Thanks for the advice, Bob. By the way your website is nice. I sympathize with your rants on stupid naming and using a hydrometer.

Does anyone know if I can use the Victory malt steeped, or should it be mashed?

Thanks for the help!
 
Dunno about that. I've steeped it before and received the benefits I was seeking. As I recall, steeping will provide flavor and color contribution, but it must be mashed in order for it to impact gravity.

Bob
 
I have also used it steeped before, but with lots of other things so I don't know if the benefits I experienced were from the steeping or from the victory malt. I think I will try it.
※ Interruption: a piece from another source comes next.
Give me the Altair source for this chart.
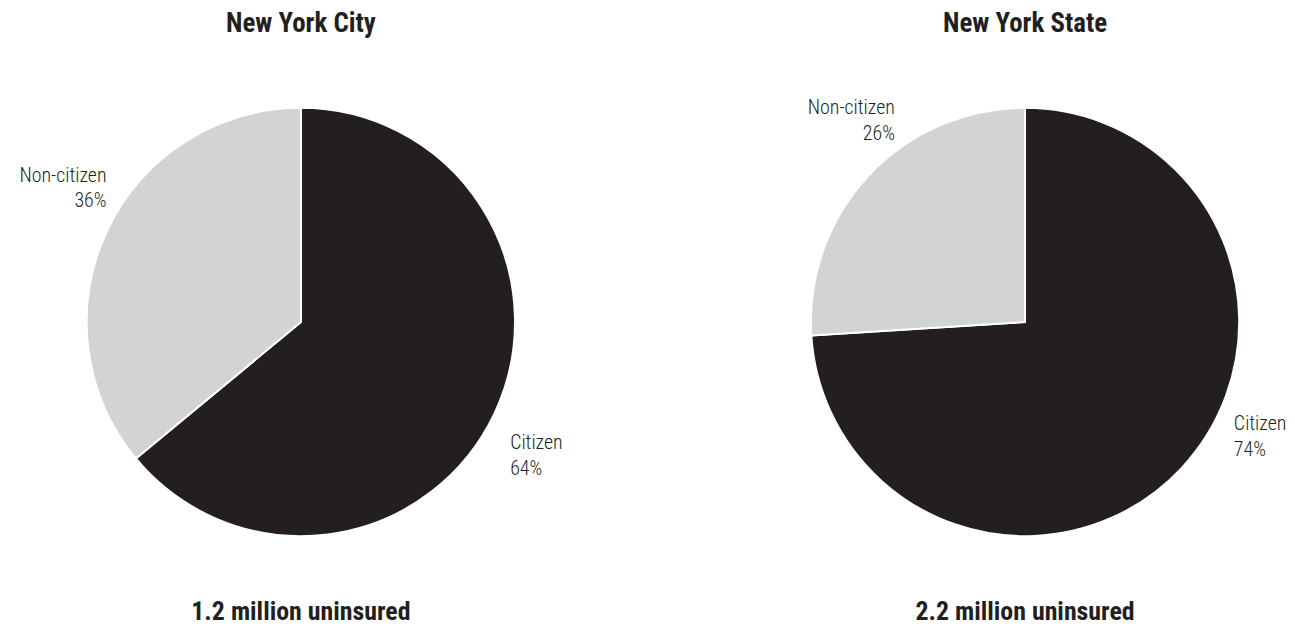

So now I will Hijack my own thread:

Once again, I think a centralized thread or sticky on the differences between and respective benefits of steeping and partial mashing would be helpful for lots of folks on the steeping/mashing question. I think people starting to push the extract envelope and thinking about grain brewing would benefit from knowing what they are actually doing, how close or far they might be from partial mashing (i.e. how easy it is), and what benefits they can expect from partial mashing. It would be appropriate to include either pasted text or links explaining which grains require mashing, as well as links to articles or threads describing a couple examples of steeping procedures as well as a few examples of partial mashing procedures (different procedures will work better for different people). Is it just me or do these questions come up almost daily?